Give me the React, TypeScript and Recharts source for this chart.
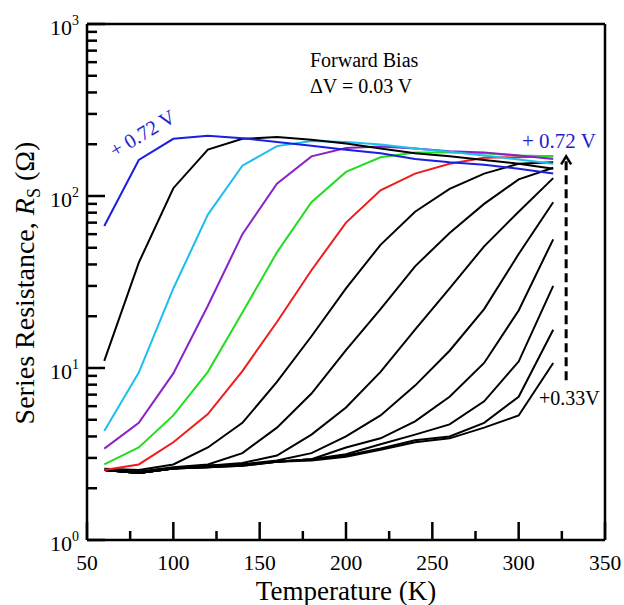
import { LineChart, Line, XAxis, YAxis, ReferenceLine } from 'recharts'

const temps = [60, 80, 100, 120, 140, 160, 180, 200, 220, 240, 260, 280, 300, 320]

// series resistance (ohm) for each forward bias
const rs072 = [67, 162, 215, 224, 217, 206, 196, 186, 177, 164, 157, 152, 144, 135]
const rs069 = [11, 41, 111, 186, 215, 220, 212, 202, 189, 177, 170, 162, 154, 144]
const rs066 = [4.3, 9.4, 29, 78, 150, 195, 209, 206, 199, 189, 181, 172, 163, 154]
const rs063 = [3.4, 4.8, 9.3, 23, 60, 118, 170, 190, 194, 189, 182, 179, 172, 164]
const rs060 = [2.75, 3.45, 5.3, 9.5, 21, 47, 92, 138, 168, 179, 179, 177, 172, 170]
const rs057 = [2.55, 2.75, 3.7, 5.4, 9.6, 18.5, 37, 70, 108, 135, 154, 167, 168, 170]
const rs054 = [2.6, 2.55, 2.75, 3.45, 4.8, 8.3, 15.3, 29, 52, 81, 110, 135, 154, 157]
const rs051 = [2.55, 2.5, 2.65, 2.75, 3.2, 4.5, 7.1, 12.7, 22, 39, 61, 90, 125, 146]
const rs048 = [2.55, 2.45, 2.6, 2.7, 2.8, 3.1, 4.1, 5.9, 9.5, 16.7, 29, 51, 81, 127]
const rs045 = [2.55, 2.45, 2.6, 2.7, 2.75, 2.9, 3.2, 4.0, 5.3, 7.9, 12.6, 22, 46, 92]
const rs042 = [2.55, 2.45, 2.6, 2.7, 2.75, 2.85, 2.95, 3.45, 3.9, 4.9, 6.8, 10.7, 21.6, 56]
const rs039 = [2.55, 2.45, 2.6, 2.65, 2.75, 2.85, 2.95, 3.15, 3.6, 4.1, 4.7, 6.4, 10.9, 30]
const rs036 = [2.55, 2.45, 2.6, 2.65, 2.7, 2.85, 2.95, 3.1, 3.4, 3.8, 4.0, 4.8, 6.8, 16.7]
const rs033 = [2.55, 2.45, 2.6, 2.65, 2.7, 2.85, 2.9, 3.05, 3.35, 3.7, 3.9, 4.5, 5.3, 10.7]

const xTicks = [50, 75, 100, 125, 150, 175, 200, 225, 250, 275, 300, 325, 350]
const yDecades = [1, 10, 100, 1000]
const yMinorSteps = [2, 3, 4, 5, 6, 7, 8, 9]

const yTicks = [
  ...yDecades,
  ...yDecades.slice(0, 3).flatMap((d) => yMinorSteps.map((m) => d * m)),
].sort((a, b) => a - b)

const series = [
  { key: 'v033', values: rs033, color: '#000000' },
  { key: 'v036', values: rs036, color: '#000000' },
  { key: 'v039', values: rs039, color: '#000000' },
  { key: 'v042', values: rs042, color: '#000000' },
  { key: 'v045', values: rs045, color: '#000000' },
  { key: 'v048', values: rs048, color: '#000000' },
  { key: 'v051', values: rs051, color: '#000000' },
  { key: 'v054', values: rs054, color: '#000000' },
  { key: 'v057', values: rs057, color: '#ee1c1c' },
  { key: 'v060', values: rs060, color: '#22dd22' },
  { key: 'v063', values: rs063, color: '#8a22c8' },
  { key: 'v066', values: rs066, color: '#1ebdef' },
  { key: 'v069', values: rs069, color: '#000000' },
  { key: 'v072', values: rs072, color: '#1c1ee0' },
]

const data = temps.map((t, i) => {
  const row: Record<string, number> = { t }
  series.forEach((s) => {
    row[s.key] = s.values[i]
  })
  return row
})

const FONT = '"Liberation Serif", "Times New Roman", serif'

function YTick(props: any) {
  const { x, y, payload } = props
  const exp = Math.log10(payload.value)
  const major = Math.abs(exp - Math.round(exp)) < 1e-6
  return (
    <g>
      <line x1={x} x2={x + (major ? 18 : 10)} y1={y} y2={y} stroke="#000" strokeWidth={2.5} />
      {major && (
        <text x={x - 8} y={y + 11} textAnchor="end" fontFamily={FONT} fontSize={22} fill="#000">
          10
          <tspan dy={-10} fontSize={14}>
            {Math.round(exp)}
          </tspan>
        </text>
      )}
    </g>
  )
}

function XTick(props: any) {
  const { x, y, payload } = props
  const major = payload.value % 50 === 0
  return (
    <g>
      <line x1={x} x2={x} y1={y} y2={y - (major ? 18 : 9)} stroke="#000" strokeWidth={2.5} />
      {major && (
        <text x={x} y={y + 30} textAnchor="middle" fontFamily={FONT} fontSize={21.5} fill="#000">
          {payload.value}
        </text>
      )}
    </g>
  )
}

function BiasArrow(props: any) {
  const { x1, y1, x2, y2 } = props
  const top = Math.min(y1, y2)
  const bottom = Math.max(y1, y2)
  const x = (x1 + x2) / 2
  return (
    <g>
      <line x1={x} x2={x} y1={bottom} y2={top + 3} stroke="#000" strokeWidth={3} strokeDasharray="9 5" />
      <polyline
        points={`${x - 5},${top + 8} ${x},${top} ${x + 5},${top + 8}`}
        fill="none"
        stroke="#000"
        strokeWidth={2.5}
      />
    </g>
  )
}

export default function App() {
  return (
    <div style={{ position: 'absolute', left: 0, top: 0, width: 624, height: 605, background: '#fff' }}>
      <LineChart width={624} height={605} data={data} margin={{ top: 24, right: 19, bottom: 0, left: 0 }}>
        <XAxis
          dataKey="t"
          type="number"
          domain={[50, 350]}
          ticks={xTicks}
          interval={0}
          height={65}
          tickSize={0}
          tickMargin={0}
          tickLine={false}
          axisLine={{ stroke: '#000', strokeWidth: 2.5 }}
          tick={<XTick />}
          allowDataOverflow
        />
        <YAxis
          type="number"
          scale="log"
          domain={[1, 1000]}
          ticks={yTicks}
          interval={0}
          width={87}
          tickSize={0}
          tickMargin={0}
          tickLine={false}
          axisLine={{ stroke: '#000', strokeWidth: 2.5 }}
          tick={<YTick />}
          allowDataOverflow
        />
        <ReferenceLine y={1000} stroke="#000" strokeWidth={2.5} ifOverflow="visible" />
        <ReferenceLine x={350} stroke="#000" strokeWidth={2.5} ifOverflow="visible" />
        {series.map((s) => (
          <Line
            key={s.key}
            dataKey={s.key}
            stroke={s.color}
            strokeWidth={2}
            dot={false}
            type="linear"
            isAnimationActive={false}
          />
        ))}
        <ReferenceLine
          segment={[
            { x: 327.5, y: 8.5 },
            { x: 327.5, y: 170 },
          ]}
          shape={(p: any) => <BiasArrow {...p} />}
        />
      </LineChart>
      <svg
        width={624}
        height={605}
        style={{ position: 'absolute', left: 0, top: 0, pointerEvents: 'none' }}
        fontFamily={FONT}
      >
        <text x={346} y={600} textAnchor="middle" fontSize={27} fill="#000">
          Temperature (K)
        </text>
        <text transform="translate(34, 283) rotate(-90)" textAnchor="middle" fontSize={28} fill="#000">
          Series Resistance, <tspan fontStyle="italic">R</tspan>
          <tspan fontSize={18} dy={6}>
            S
          </tspan>
          <tspan dy={-6}> (Ω)</tspan>
        </text>
        <text x={310} y={67} fontSize={20} fill="#000">
          Forward Bias
        </text>
        <text x={310} y={93} fontSize={20} fill="#000">
          ΔV = 0.03 V
        </text>
        <text transform="translate(115, 158) rotate(-31)" fontSize={20.5} fill="#2222cc">
          + 0.72 V
        </text>
        <text x={522} y={148} fontSize={21} fill="#2222cc">
          + 0.72 V
        </text>
        <text x={539} y={405} fontSize={20} fill="#000">
          +0.33V
        </text>
      </svg>
    </div>
  )
}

****

__Task directions__
Begin at the first line of the material and copy each line exactly through the one containing "280, 300, 320]". Omit pictures.

__Correct output__
Give me the React, TypeScript and Recharts source for this chart.
import { LineChart, Line, XAxis, YAxis, ReferenceLine } from 'recharts'

const temps = [60, 80, 100, 120, 140, 160, 180, 200, 220, 240, 260, 280, 300, 320]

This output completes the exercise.